Tuesday, November 11, 2014

The Purple Rose of Cairo

The Purple Rose of Cairo
March 1, 1985
Orion
Comedy, Drama, Romance, Historical, Fantasy
VHS
B

Although this is not at all a sequel to Zelig, and Broadway Danny Rose (which I've never cared for) was released in the interval, this is in some ways Woody Allen's follow-up to the quirky 1983 movie.  It's set later in the '30s (Top Hat, which we see a clip from, was released in '35), and the grimness of the Depression real world contrasts with the shiny, sleek onscreen world.  The main character, Cecelia (Mia Farrow), who loses her job at a diner and has a jerk of a husband (well played, perhaps too well, by Danny Aiello), escapes to that film world as often as she can.  And then one day one of the characters on the screen wants to explore her world, because he's fallen in love with her.  What will this mean in her life, and in the two-dimensional black & white lives he leaves behind?

Allen does a good job working out the ramifications, including when the real (but essentially fake) actor who plays the straying character shows up in Cecelia's town to get his alter ego back where he belongs.  (Jeff Daniels does a fine job of distinguishing naive but heroic Tom from charming but two-faced Gil.)  Unlike some other good '80s movies (notably Tootsie), there aren't any loose ends.  I admit to hating the ending when I was 17, especially since I adored the movie-within-a-movie (a note perfect parody/tribute to '30s society comedies).  I wanted Cecelia to stay with Tom Baxter, and live onscreen.  My favorite scene was and is when Cecelia enters Tom's world and innocently creates as much chaos as he's created in her world.  There's a night-life montage that I now suspect that Down with Love (2003), which is set in 1962, is paying homage to as much as it is to similar montages in non-parodies.  (There's a reference there to Woody Allen as a stand-up comic.)

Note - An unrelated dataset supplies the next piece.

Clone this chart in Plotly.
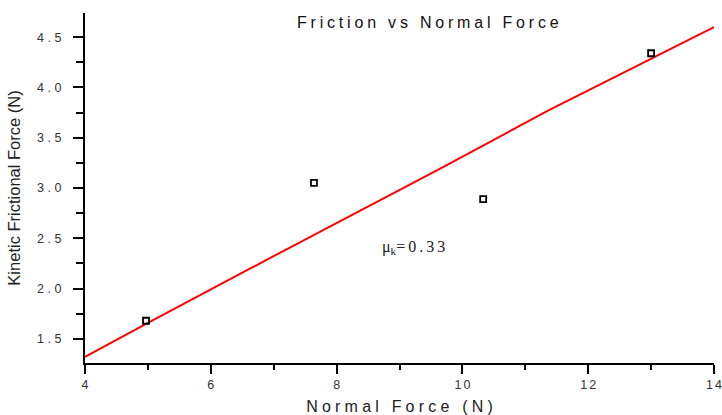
import plotly.graph_objects as go

# Data
normal_force = [4.97, 7.64, 10.33, 13.0]
friction = [1.68, 3.05, 2.89, 4.34]

fit_x = [4.0, 5.0, 6.9, 9.64, 11.36, 14.0]
fit_y = [1.32, 1.66, 2.29, 3.19, 3.77, 4.60]

x_ticks = [4, 6, 8, 10, 12, 14]
x_tick_labels = ["4", "6", "8", "10", "12", "14"]
y_ticks = [1.5, 2.0, 2.5, 3.0, 3.5, 4.0, 4.5]
y_tick_labels = ["1.5", "2.0", "2.5", "3.0", "3.5", "4.0", "4.5"]

SANS = "Liberation Sans, Arial, sans-serif"
SERIF = "Liberation Serif, Times New Roman, serif"


def spaced(t, px):
    """Letter-space all characters but the last (no trailing gap)."""
    if len(t) < 2:
        return t
    return "<span style='letter-spacing:%spx'>%s</span>%s" % (px, t[:-1], t[-1])


fig = go.Figure()
fig.add_trace(go.Scatter(x=fit_x, y=fit_y, mode="lines",
                         line=dict(color="#ff0000", width=2), showlegend=False))
fig.add_trace(go.Scatter(x=normal_force, y=friction, mode="markers",
                         marker=dict(symbol="square-open", size=6,
                                     color="black", line=dict(width=1.8, color="black")),
                         showlegend=False))

fig.add_annotation(x=8.69, y=2.41, xref="x", yref="y", xanchor="left",
                   text="μ<sub>k</sub>" + spaced("=0.33", 3), showarrow=False,
                   font=dict(family=SERIF, size=16, color="#222"))

fig.add_annotation(x=0.545, y=1.0, xref="paper", yref="paper", yanchor="middle",
                   yshift=-9, xanchor="center",
                   text=spaced("Friction vs Normal Force", 3.8),
                   showarrow=False,
                   font=dict(family=SANS, size=16, color="#111"))

axis_common = dict(showline=True, linecolor="black", linewidth=2,
                   ticks="outside", tickwidth=2, tickcolor="black",
                   showgrid=False, zeroline=False, mirror=False, automargin=False,
                   ticklabeloverflow="allow")

fig.update_xaxes(range=[4, 14], tickvals=x_ticks,
                 ticktext=[spaced(t, 2) for t in x_tick_labels], ticklen=9,
                 minor=dict(ticks="outside", ticklen=5, tickwidth=2, tickcolor="black", dtick=1, tick0=4),
                 title=dict(text=spaced("Normal Force (N)", 4.2),
                            font=dict(size=16, color="#222", family=SANS),
                            standoff=14),
                 tickfont=dict(size=12.5, color="#333", family=SANS),
                 **axis_common)
fig.update_yaxes(range=[1.26, 4.74], tickvals=y_ticks,
                 ticktext=[spaced(t, 3.5) for t in y_tick_labels], ticklen=10,
                 minor=dict(ticks="outside", ticklen=7, tickwidth=2, tickcolor="black", dtick=0.25, tick0=1.25),
                 ticklabelstandoff=9,
                 title=dict(text="Kinetic Frictional Force (N)",
                            font=dict(size=16.5, color="#222", family=SANS),
                            standoff=12),
                 tickfont=dict(size=12.5, color="#333", family=SANS),
                 **axis_common)

fig.update_layout(width=722, height=415, margin=dict(l=85, r=8, t=13, b=52),
                  plot_bgcolor="white", paper_bgcolor="white")

fig.write_html("out.html", config={"displayModeBar": False},
               post_script="document.body.style.margin='0';")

But Allen's point, admittedly bleak, is that no matter how out of touch Cecelia is with reality, she can't fully live in the world of fantasy.  If this meant Cecelia doing something constructive with her life, then I'd support that point.  But let's face it, Woody doesn't give her any good options.  Even if she were to stay onscreen, the film is about to be burned and she would, along with Tom and his friends, "die."  (Unless there's resurrection later, on television and eventually VHS, DVD, and Blue-Ray?)  Gil the actor would never take her to Hollywood, and even if he did, she wouldn't fit in there.  So she's left with her unemployed husband, who drinks, cheats, and beats her.  At best, she might be able to stay with her sister (Stephanie Farrow again typecast but very good), but her sister has kids and probably not much more money than Cecelia.

The thing is, Allen could've had Cecelia boarding a bus to somewhere else, starting a new life on her own.  But that's not who she is, and she wouldn't necessarily find happiness that way either.  Her only happiness in the end is watching Fred & Ginger light up the screen.  That I wish that she could step into that movie and never look back shows that at heart I'm just as much of a sentimental movie fan as Cecelia.

As always, Woody reuses actors and actresses.  Loretta Tupper, who plays the Music Store Owner, is recognizable at 78 as one of the old ladies giving Alvy advice in Annie Hall.  Ken Chapin was an interviewer in Zelig and a reporter here.  Deborah Rush, Lita Fox in Zelig, gives a solid Jean-Harlowish performance as brassy but soft-hearted blonde Rita.  Sydney Blake, who's the Variety Reporter, would be Miss Gordon in Radio Days.  Of the Penny Pitchers, Peter Castellotti and Paul Herman would in Radio Days be respectively Mr. Davis and a burglar, while Rick Petrucelli was one of the Italians bugging Alvy in Annie Hall.  Of the onscreen movie audience, Crystal Field would be half of the Abercrombie couple in Radio Days and George Hamlin was Experimental Drugs Doctor in Zelig.  Helen Miller and Leo Postrel would be Mickey's parents in Hannah and Her Sisters.  And of course Dianne Wiest, playing Emma the hooker here, would be Hannah's sister Holly.

Milo O'Shea, who has had many roles, including as Dr. Jameson in Digby, is Father Donnelly here.

"I just met a wonderful new man.  He's fictional, but you can't have everything."